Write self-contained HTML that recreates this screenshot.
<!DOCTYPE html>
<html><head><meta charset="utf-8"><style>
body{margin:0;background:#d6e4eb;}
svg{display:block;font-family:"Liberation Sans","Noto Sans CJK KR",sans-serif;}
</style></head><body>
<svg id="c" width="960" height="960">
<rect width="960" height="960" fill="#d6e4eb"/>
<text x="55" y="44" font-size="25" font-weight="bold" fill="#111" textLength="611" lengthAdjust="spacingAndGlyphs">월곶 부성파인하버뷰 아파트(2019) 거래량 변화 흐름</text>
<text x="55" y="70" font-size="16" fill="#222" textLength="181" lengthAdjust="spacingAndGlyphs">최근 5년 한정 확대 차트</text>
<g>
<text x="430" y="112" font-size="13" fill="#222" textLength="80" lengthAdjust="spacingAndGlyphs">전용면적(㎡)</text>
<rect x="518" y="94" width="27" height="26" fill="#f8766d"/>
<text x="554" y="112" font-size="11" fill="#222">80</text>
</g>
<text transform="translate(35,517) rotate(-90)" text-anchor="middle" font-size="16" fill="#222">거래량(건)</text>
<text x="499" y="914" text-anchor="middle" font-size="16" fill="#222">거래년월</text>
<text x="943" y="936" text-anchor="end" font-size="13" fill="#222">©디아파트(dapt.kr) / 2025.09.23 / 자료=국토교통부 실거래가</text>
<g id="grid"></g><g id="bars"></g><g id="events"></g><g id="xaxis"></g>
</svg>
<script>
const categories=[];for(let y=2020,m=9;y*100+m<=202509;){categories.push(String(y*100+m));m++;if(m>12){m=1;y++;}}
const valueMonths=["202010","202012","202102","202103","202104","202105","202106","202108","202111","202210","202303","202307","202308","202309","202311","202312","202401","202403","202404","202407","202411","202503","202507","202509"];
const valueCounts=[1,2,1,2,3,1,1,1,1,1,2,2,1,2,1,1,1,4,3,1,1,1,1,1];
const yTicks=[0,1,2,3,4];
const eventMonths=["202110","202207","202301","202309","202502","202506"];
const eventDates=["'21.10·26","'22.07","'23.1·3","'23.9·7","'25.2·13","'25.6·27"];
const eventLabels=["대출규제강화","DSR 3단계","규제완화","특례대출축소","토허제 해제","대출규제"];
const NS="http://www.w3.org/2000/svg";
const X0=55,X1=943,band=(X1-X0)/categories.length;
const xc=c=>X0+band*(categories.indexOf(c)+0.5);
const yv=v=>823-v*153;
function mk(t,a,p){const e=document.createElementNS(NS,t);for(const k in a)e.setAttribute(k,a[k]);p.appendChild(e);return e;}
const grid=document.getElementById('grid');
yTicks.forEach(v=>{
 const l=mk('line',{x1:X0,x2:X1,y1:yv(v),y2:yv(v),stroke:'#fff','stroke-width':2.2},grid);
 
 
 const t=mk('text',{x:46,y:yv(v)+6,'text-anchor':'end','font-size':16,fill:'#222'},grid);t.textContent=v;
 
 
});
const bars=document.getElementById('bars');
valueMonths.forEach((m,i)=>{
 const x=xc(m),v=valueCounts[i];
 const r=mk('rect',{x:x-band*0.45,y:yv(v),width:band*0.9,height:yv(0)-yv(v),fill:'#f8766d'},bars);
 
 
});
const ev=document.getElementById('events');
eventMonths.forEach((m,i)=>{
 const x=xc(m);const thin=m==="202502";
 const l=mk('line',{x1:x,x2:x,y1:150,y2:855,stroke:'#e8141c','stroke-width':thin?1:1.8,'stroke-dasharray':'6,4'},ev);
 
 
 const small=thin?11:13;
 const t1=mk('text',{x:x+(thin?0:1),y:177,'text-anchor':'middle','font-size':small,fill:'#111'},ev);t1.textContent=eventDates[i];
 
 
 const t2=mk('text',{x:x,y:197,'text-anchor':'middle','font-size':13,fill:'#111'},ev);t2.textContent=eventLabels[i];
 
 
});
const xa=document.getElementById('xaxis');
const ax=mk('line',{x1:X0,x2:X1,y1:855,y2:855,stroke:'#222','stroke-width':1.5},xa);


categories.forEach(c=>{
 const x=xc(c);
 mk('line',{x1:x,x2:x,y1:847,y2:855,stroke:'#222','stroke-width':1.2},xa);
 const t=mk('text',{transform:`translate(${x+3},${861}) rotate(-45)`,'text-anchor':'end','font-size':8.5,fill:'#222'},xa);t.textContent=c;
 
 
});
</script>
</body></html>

* * *

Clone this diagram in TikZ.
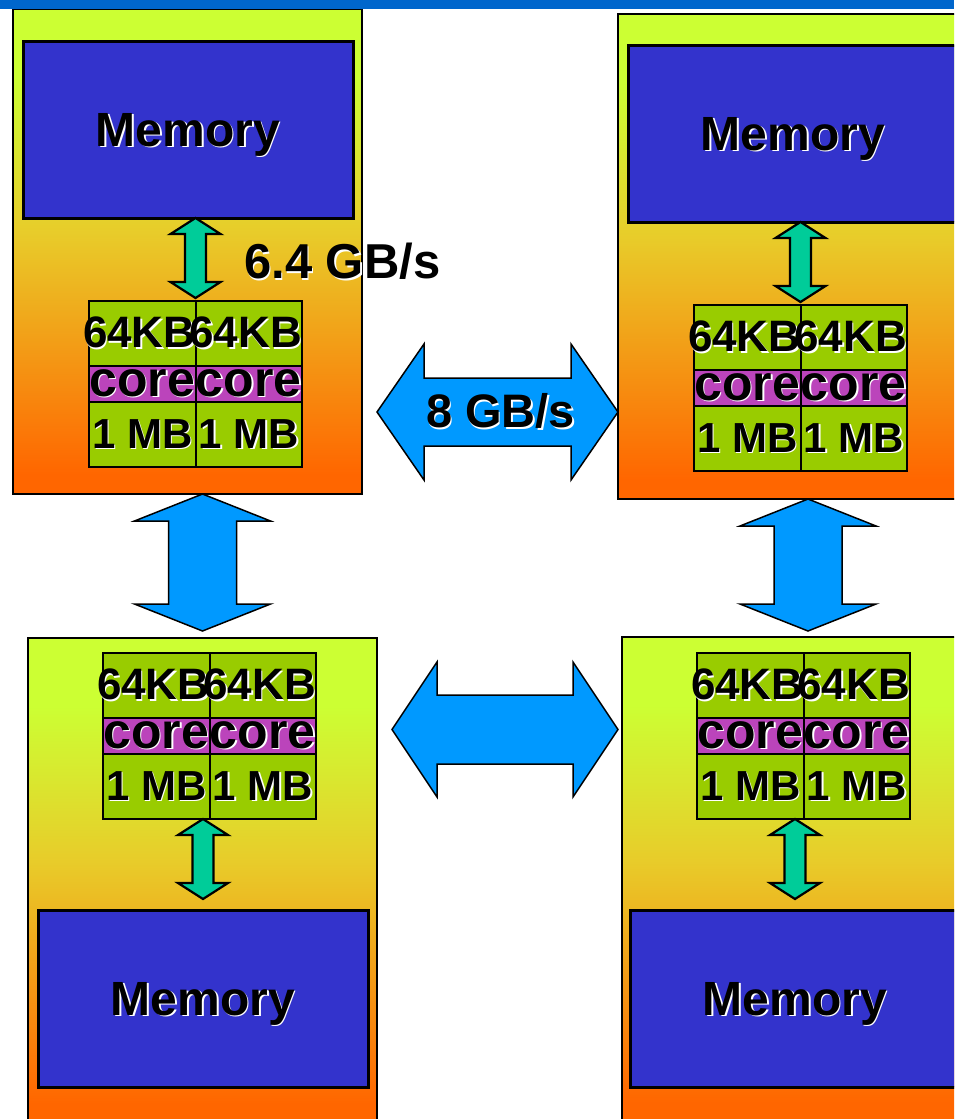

### SET PROBLEM
Identify each line in the entries with the word "this" and copy it.

### REPLY TO THE EXERCISE
Write self-contained HTML that recreates this screenshot.
Clone this diagram in TikZ.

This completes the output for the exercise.